At its root, UX design is about telling stories. You can think of a story as how information is passed to a user as they move through an interface, but also how the user currently behaves, and how they could behave in the future. Storytelling is where research transitions into design.
Image from www.kstoolkit.org – Source unknown
In my last blog, I talked about finding empathy with users through observation. The information collected during those sessions becomes a diagram of the existing workflow. Once we have a diagram of an existing workflow, we can then simplify it into our ideal new workflow. The old workflow tells the existing story of the users day and the simplified workflow tells the new story.
That is how the story is created; but, how do you actually tell that story to the client?
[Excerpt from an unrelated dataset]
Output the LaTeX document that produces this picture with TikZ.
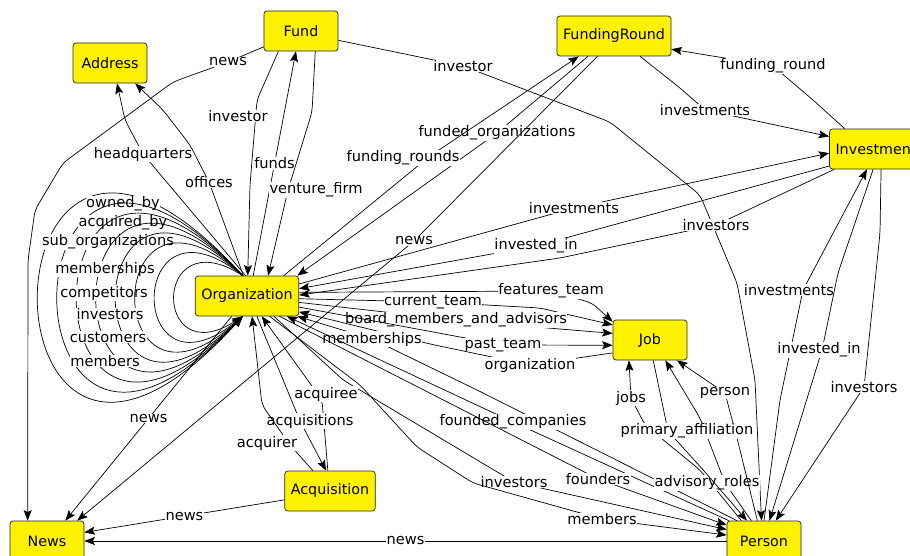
\documentclass[tikz,border=0pt]{standalone}
\usepackage{fontspec}
\setmainfont{DejaVu Sans}
\usetikzlibrary{arrows.meta}
\newcommand\dfont{\fontsize{14.3}{16}\selectfont}
\newcommand\lfont{\fontsize{14.6}{16}\selectfont}
\tikzset{
  entity/.style={rectangle, rounded corners=3pt, draw=black!85, fill=yellow, line width=0.7pt,
    minimum width=74pt, minimum height=40pt, inner xsep=6pt, font=\dfont},
  rel/.style={draw=black, line width=0.7pt, rounded corners=6pt, -{Stealth[length=10.5pt,width=8pt,inset=2pt]}},
  lbl/.style={fill=white, inner sep=0.5pt, rounded corners=0pt, font=\lfont}
}
\begin{document}
\begin{tikzpicture}[x=1pt,y=-1pt]
\useasboundingbox (0,0) rectangle (910,556);
\node[entity] (addr) at (110,63) {Address};
\node[entity] (fund) at (301,31) {Fund};
\node[entity] (fround) at (614,36) {FundingRound};
\node[entity] (inv) at (876,149) {Investment};
\node[entity] (org) at (247,296) {Organization};
\node[entity] (job) at (650,340) {Job};
\node[entity] (acq) at (330,491) {Acquisition};
\node[entity] (news) at (47,541) {News};
\node[entity] (person) at (764,541) {Person};

\draw[rel] (fund) -- (228,62) node[lbl] (lnf) {news} -- (173,82) -- (63,163) -- (35,210) -- (28,260) -- ([xshift=18pt]news.north west);
\draw[rel] (fund.222) -- (257,100) -- (250,185) -- (org.88) node[lbl] (lfi) at (238,116) {investor};
\draw[rel] (org.73) -- node[lbl,pos=.5] (lfu) {funds} (fund.256);
\draw[rel] (fund.305) -- (312,112) -- (288,190) -- (org.44) node[lbl] (lvf) at (316,190) {venture\_firm};
\draw[rel] (fund.346) -- (463,66) node[lbl] (lfp) {investor} -- (610,122) -- (700,195) -- (737,283) -- (755,380) -- (person.97);

\draw[rel] (org.94) -- (143,154) node[lbl] (lhq) {headquarters} -- (125,120) -- (addr.289);
\draw[rel] (org.100) -- (209,182) node[lbl] (lof) {offices} -- (190,145) -- (163,110) -- (addr.321);

\foreach \a/\b/\lx/\ly/\txt in {273/302/123/204/owned\_by, 247/267/123/223/acquired\_by,
  221/232/108/242/sub\_organizations, 195/197/105/269/memberships, 169/163/104/293/competitors,
  143/128/110/314/investors, 117/94/108/337/customers, 91/59/105/361/members}
  \draw[rel] (org.102) .. controls +(-\a,-\b) and +(-\a,\b) .. (org.258) node[lbl] (lp\a) at (\lx,\ly) {\txt};

\draw[rel] (fround.218) -- (497,133) node[lbl] (lfo) {funded\_organizations} -- (org.22);
\draw[rel] (org.29) -- (430,156) -- (fround.210) node[lbl] (lfr) at (403,158) {funding\_rounds};
\draw[rel] (fround.231) -- (414,241) node[lbl] (lnr) {news} -- (news.34);
\draw[rel] (inv.147) -- (813,100) -- (773,66) node[lbl] (lfro) {funding\_round} -- (fround.347);
\draw[rel] (fround.322) -- (680,88) -- (705,110) node[lbl] (lri) {investments} -- (inv.165);

\draw[rel] (org.13) -- (574,208) node[lbl] (loi) {investments} -- (inv.185);
\draw[rel] (inv.200) -- (536,246) node[lbl] (lio) {invested\_in} -- (org.8);
\draw[rel] (inv.206) -- (716,225) node[lbl] (lvo) {investors} -- (560,258) -- (org.1);

\draw[rel] (org.4) -- (551,291) node[lbl] (lft) {features\_team} -- (592,303) -- (job.154);
\draw[rel] (org.357) -- (433,302) node[lbl] (lct) {current\_team} -- (540,308) -- (job.158);
\draw[rel] (org.353) -- (456,320) node[lbl] (lbm) {board\_members\_and\_advisors} -- (548,328) -- (job.170);
\draw[rel] (org.348) -- (503,345) node[lbl] (lpt) {past\_team} -- (job.188);
\draw[rel] (job.199) -- (530,365) node[lbl] (ljo) {organization} -- (430,344) -- (org.343);

\draw[rel] (person.143) -- (477,390) -- (372,339) node[lbl] (lmo) {memberships} -- (org.338);
\draw[rel] (person.150) -- (513,422) node[lbl] (lfc) {founded\_companies} -- (org.333);
\draw[rel] (org.328) -- (598,479) node[lbl] (lfd) {founders} -- (person.157);
\draw[rel] (org.323) -- (343,380) -- (514,482) node[lbl] (lpi) {investors} -- (person.163);
\draw[rel] (org.318) -- (360,385) -- (417,447) -- (473,483) -- (602,519) node[lbl] (lme) {members} -- (person.171);

\draw[rel] (acq.96) -- (322,400) -- (org.306) node[lbl] (lae) at (326,394) {acquiree};
\draw[rel] (org.296) -- (300,421) -- (acq.101) node[lbl] (las) at (310,421) {acquisitions};
\draw[rel] (acq.130) -- (290,445) -- (262,405) -- (org.284) node[lbl] (lar) at (267,443) {acquirer};

\draw[rel] (org.233) -- node[lbl,pos=.5] (lno) {news} (news.48);
\draw[rel] (acq.191) -- node[lbl,pos=.5] (lna) {news} (news.13);
\draw[rel] (person.180) -- node[lbl,pos=.5] (lnp) {news} (news.0);

\draw[rel] (person.138) -- (700,470) -- (645,425) -- (631,398) node[lbl] (ljb) {jobs} -- (job.224);
\draw[rel] (person.122) -- (725,483) -- (700,418) -- (job.307) node[lbl] (lad) at (707,483) {advisory\_roles};
\draw[rel] (person.108) -- (738,442) -- (725,393) node[lbl] (lps) {person} -- (job.323);
\draw[rel] (job.279) -- (668,431) -- (705,472) -- (person.130) node[lbl] (lpa) at (687,431) {primary\_affiliation};

\draw[rel] (person.90) -- (780,400) -- (803,290) -- (inv.246) node[lbl] (lpv) at (789,290) {investments};
\draw[rel] (inv.262) -- (838,273) -- (822,350) -- (person.75) node[lbl] (lvp) at (819,350) {invested\_in};
\draw[rel] (inv.284) -- (880,233) -- (870,330) -- (864,387) node[lbl] (lvs) {investors} -- (person.60);
\end{tikzpicture}
\end{document}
The new workflow may look very foreign to them, especially if you’ve automated some of their daily tasks. You have to show them how it will work.
This is the first area in which actual design comes into play. The simplified workflows gives you a series of actions which to design against. You can take this story, and design a “strawman” wireframe, the purpose of which is to surface interaction patterns that may occur. Once you know what the user needs to do and what the interface needs to display, you can back up, and iterate as many different design options as possible. A few will likely surface as contenders for validating with the client.
What you are driving toward at this point is a “framework”. The framework is the overall interaction model that will persist throughout the application. A good framework will allow the stakeholders to understand at a high level how the system will work, and how their lives will be better for it. It tells the story for you, but does so before too much effort has been spent. Thus if the design needs to be adjusted, its less painful to do so. Validating at this stage also helps build buy-in and excitement from stakeholders.
The transition from research to design is critical to a project’s success. Designing to tell a story of how the user’s life will improve dives buy-in, and makes detailed design a lot easier, and faster.